E contudo o Partido estava lá, sempre presente, foi determinante e muitas vezes decisivo. Contribuiu para definir orientações, combateu hesitações, animou a luta e os seus principais dirigentes, contactando-os directamente. Iludir hoje estes aspectos é procurar contrariar a própria história do que foi a greve dos estudantes entre Março e Junho de 1962. E o papel que os estudantes comunistas assumiram nessa luta. A organização do partido nas faculdades tinha-se fortalecido no(s) ano(s) anterior(es), com várias células constituídas e organizadas, havendo na maioria das direcções das Associações de Estudantes militantes comunistas, muitos dos quais se destacaram então como dirigentes associativos. Era incontestável o papel e a liderança dos comunistas no movimento associativo. Mas a dinâmica de massas durante a crise, as manipulações e a repressão governamental nem sempre possibilitaram, a tempo, a necessária articulação entre os dirigentes associativos membros do Partido e a respectiva direcção da organização estudantil, o que nas condições de ilegalidade do Partido não é de estranhar. E por essa razão, na fase mais aguda da luta, muitos outros camaradas se destacaram, no anonimato, garantindo a articulação necessária entre o Partido e a luta no plano legal, tendo como preocupação defender os dirigentes associativos da repressão, o que efectivamente se verificou. A organização estudantil do Partido saiu incólume desta grandiosa e importante luta de massas, apesar da prisão de um dirigente associativo durante um mês e do funcionário do Partido do sector, aliás em ligação com outras tarefas.

Um marco na resistência ao fascismo

Mas, segundo a análise posterior do Partido, faltou «à mais importante luta de massas estudantis sob o regime de Salazar», «os organismos adequados para dirigir as fases superiores da luta», ou seja, estruturas ilegais e semi-legais em condições de avaliar da possibilidade de «avançar quando é possível avançar e recuar quando é necessário recuar». Organismos que, baseando-se na politização das massas que ocorreu durante a crise e avaliando da sua disponibilidade em cada momento, tivessem chamado a si a orientação da luta para defesa do próprio movimento associativo.
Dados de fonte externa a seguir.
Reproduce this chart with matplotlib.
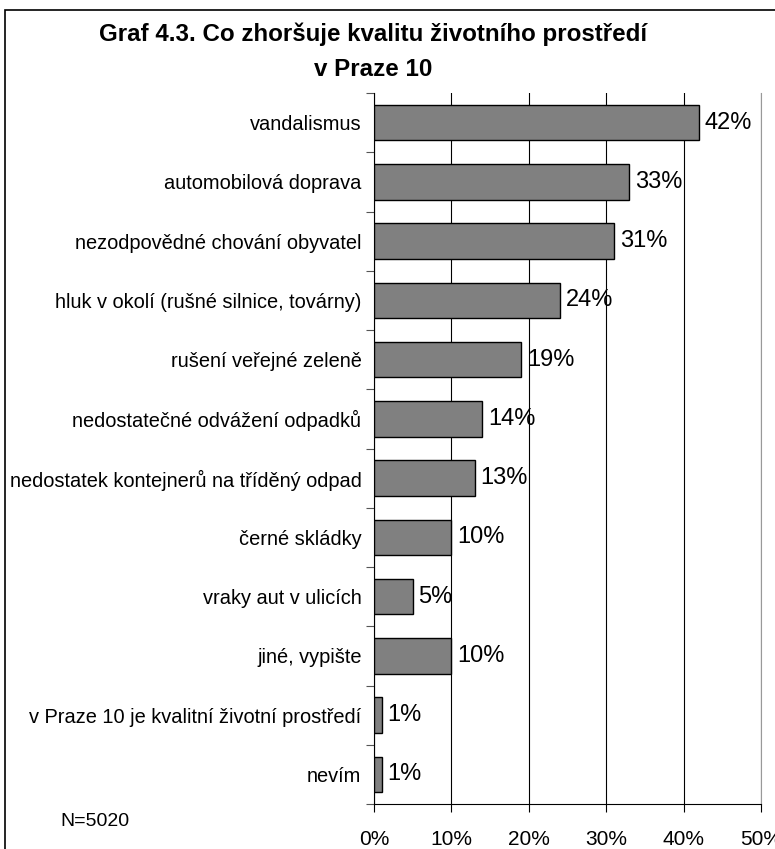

E isto porque a luta, tendo no seu cerne a questão da autonomia da Universidade e das AAEE, foi-se politizando, influenciada pelas condições económicas, sociais e culturais e também por outras lutas - pelas 8 horas nos campos do Alentejo, contra a guerra colonial, contra as burlas eleitorais, pelo associativismo dos estudantes liceais, pelo II Congresso de Aveiro, pelas rádios clandestinas, pelo nosso Avante!, então distribuído e lido clandestinamente.
Sem dúvida, podemos afirmar que a luta dos estudantes em 1962 constituiu um marco no movimento estudantil português e na resistência ao fascismo pela sua amplitude, duração e larga unidade alcançada, pelas provas que deu de grande combatividade. Mas ao evocá-la não podemos secundarizar a resistência e a luta dos estudantes, antes e depois de 62. Ela vem do início do regime fascista. Houve o Bloco Académico Antifascista, o MUD juvenil, a luta pela paz e contra a NATO e, a preceder 62, houve 57 e a luta contra o decreto 40900 e o abaixo-assinado de 400 universitários a exigir a demissão de Salazar. E em todas estas lutas estiveram os estudantes comunistas. Entretanto, não se pode deixar de salientar que o facto de muitos dos que eram à época membros do Partido terem rompido com os seus ideais de então não lhes confere o direito de cometer o grave erro de tentativa de falsificação da história da resistência ao fascismo e do contributo dos estudantes comunistas na luta pela liberdade e a democracia.